The president has, dating back to his first term, pushed to use the military to quell protests against his administration in cities or states where voters have elected Democratic officials. While those efforts were thwarted by officials in his first administration who questioned their legality, Trump’s team this time around is far more compliant and is working to satisfy his desire to see the military put down dissent against his government’s actions.

Lawyers for the city and state said in court papers filed on Monday that Americans “should not live under the threat of occupation by the United States military, particularly not simply because their city or state leadership has fallen out of a president’s favor.”

To guard against this, foundational principles of American law limit the president’s authority to involve the military in domestic affairs,” they added. “Those bedrock principles are in peril.”

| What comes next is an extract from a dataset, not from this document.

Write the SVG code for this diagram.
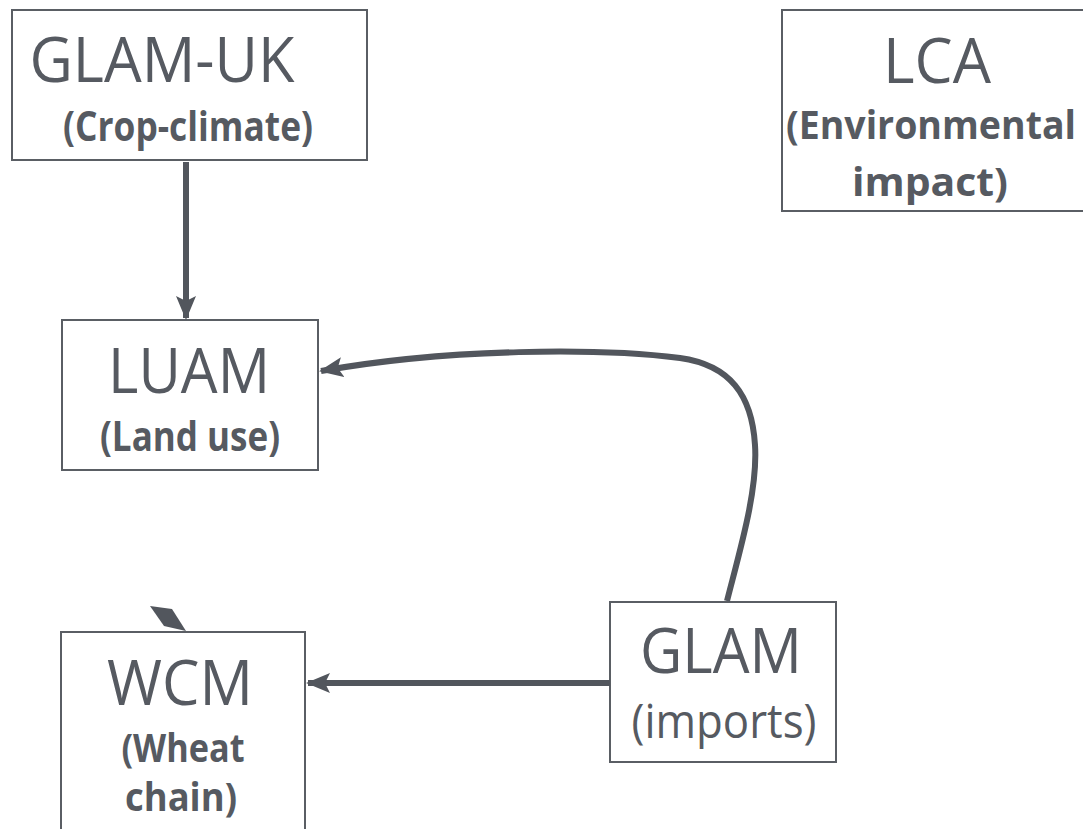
<svg xmlns="http://www.w3.org/2000/svg" width="1083" height="829" viewBox="0 0 1083 829">
<defs>
<marker id="ah" viewBox="0 0 24 20" refX="22" refY="10" markerWidth="24" markerHeight="20" markerUnits="userSpaceOnUse" orient="auto">
<path d="M0,0 L24,10 L0,20 L5,10 Z" fill="#52565d"/>
</marker>
</defs>
<style>
.box{fill:#fff;stroke:#5a5e64;stroke-width:2}
.t{font-family:"Open Sans","Noto Sans",sans-serif;fill:#565a61;text-anchor:middle}
.b{font-family:"Open Sans","Noto Sans",sans-serif;font-weight:bold;fill:#565a61;text-anchor:middle}
.c{fill:none;stroke:#52565d;stroke-width:6}
</style>
<rect width="1083" height="829" fill="#fff"/>
<g id="glam-uk">
<rect class="box" x="12" y="10" width="355" height="150"/>
<text class="t" x="162" y="82" font-size="62" textLength="265" lengthAdjust="spacingAndGlyphs">GLAM-UK</text>
<text class="b" x="188" y="141" font-size="41" textLength="250" lengthAdjust="spacingAndGlyphs">(Crop-climate)</text>
</g>
<g id="lca">
<rect class="box" x="782" y="10" width="310" height="201"/>
<text class="t" x="937" y="83" font-size="62" textLength="108" lengthAdjust="spacingAndGlyphs">LCA</text>
<text class="b" x="931" y="139" font-size="39" textLength="290" lengthAdjust="spacingAndGlyphs">(Environmental</text>
<text class="b" x="930" y="196" font-size="39" textLength="156" lengthAdjust="spacingAndGlyphs">impact)</text>
</g>
<g id="luam">
<rect class="box" x="62" y="320" width="256" height="150"/>
<text class="t" x="189" y="393" font-size="62" textLength="162" lengthAdjust="spacingAndGlyphs">LUAM</text>
<text class="b" x="190" y="451" font-size="41" textLength="180" lengthAdjust="spacingAndGlyphs">(Land use)</text>
</g>
<g id="glam">
<rect class="box" x="610" y="602" width="226" height="160"/>
<text class="t" x="721" y="673" font-size="62" textLength="162" lengthAdjust="spacingAndGlyphs">GLAM</text>
<text class="t" x="724" y="738" font-size="48" textLength="185" lengthAdjust="spacingAndGlyphs">(imports)</text>
</g>
<g id="wcm">
<rect class="box" x="61" y="632" width="244" height="210"/>
<text class="t" x="180" y="705" font-size="62" textLength="146" lengthAdjust="spacingAndGlyphs">WCM</text>
<text class="b" x="183" y="762" font-size="40" textLength="123" lengthAdjust="spacingAndGlyphs">(Wheat</text>
<text class="b" x="181" y="811" font-size="40" textLength="112" lengthAdjust="spacingAndGlyphs">chain)</text>
</g>
<g id="connectors">
<path class="c" d="M186,162 L186,318" marker-end="url(#ah)"/>
<path class="c" d="M727,601 C740,550 758,490 755,445 C752,395 730,365 680,358 C600,348 450,348 321,371" marker-end="url(#ah)"/>
<path class="c" d="M610,683 L308,683" marker-end="url(#ah)"/>
<polygon points="150,606 172,609 186,631 164,626" fill="#52565d"/>
</g>
</svg>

In their complaint, Illinois and Chicago argue that Trump’s “flimsy pretext” for boots on the ground includes protests outside a two-story Immigration and Customs Enforcement facility in a Chicago suburb, where fewer than 8,000 people live.

State and local law enforcement are capable of responding to those incidents, and Trump’s federalization of the National Guard from other states “infringes on Illinois’s sovereignty and right to self-governance,” according to the lawsuit.

“It will cause only more unrest, including harming social fabric and community relations and increasing the mistrust of police,” lawyers argued. “It also creates economic harm, depressing business activities and tourism that not only hurt Illinoisians but also hurt Illinois’s tax revenue.”

Trump has similarly surged federal law enforcement into several other Democratic-led states and cities, including Los Angeles and Washington, D.C., while Memphis is also preparing to see troops on the ground.

California sued the administration earlier this year in the wake of Trump’s deployment of National Guard troops and U.S. Marines into Los Angeles in response to protests against large-scale immigration raids and arrests.

Last month, a federal judge determined that the administration illegally deployed military assets into the Los Angeles area in violation of the Posse Comitatus Act of 1878, which prohibits the military from enforcing domestic law.

Trump — whose efforts appeared designed to create “a national police force with the president as its chief” — deployed troops to southern California “ostensibly to quell a rebellion and ensure that federal immigration law was enforced,” according to the ruling from California District Judge Charles Breyer.

But “there was no rebellion, nor was civilian law enforcement unable to respond to the protests and enforce the law,” he added.

The president instead illegally and “systematically used armed soldiers (whose identity was often obscured by protective armor) and military vehicles to set up protective perimeters and traffic blockades, engage in crowd control, and otherwise demonstrate a military presence in and around Los Angeles,” according to the judge’s ruling.

Illinois and Oregon officials are similarly arguing that the president’s deployments to those states are in violation of the Posse Comitatus Act, as well as Tenth Amendment protections ensuring that police authority rests with the states, not the federal government.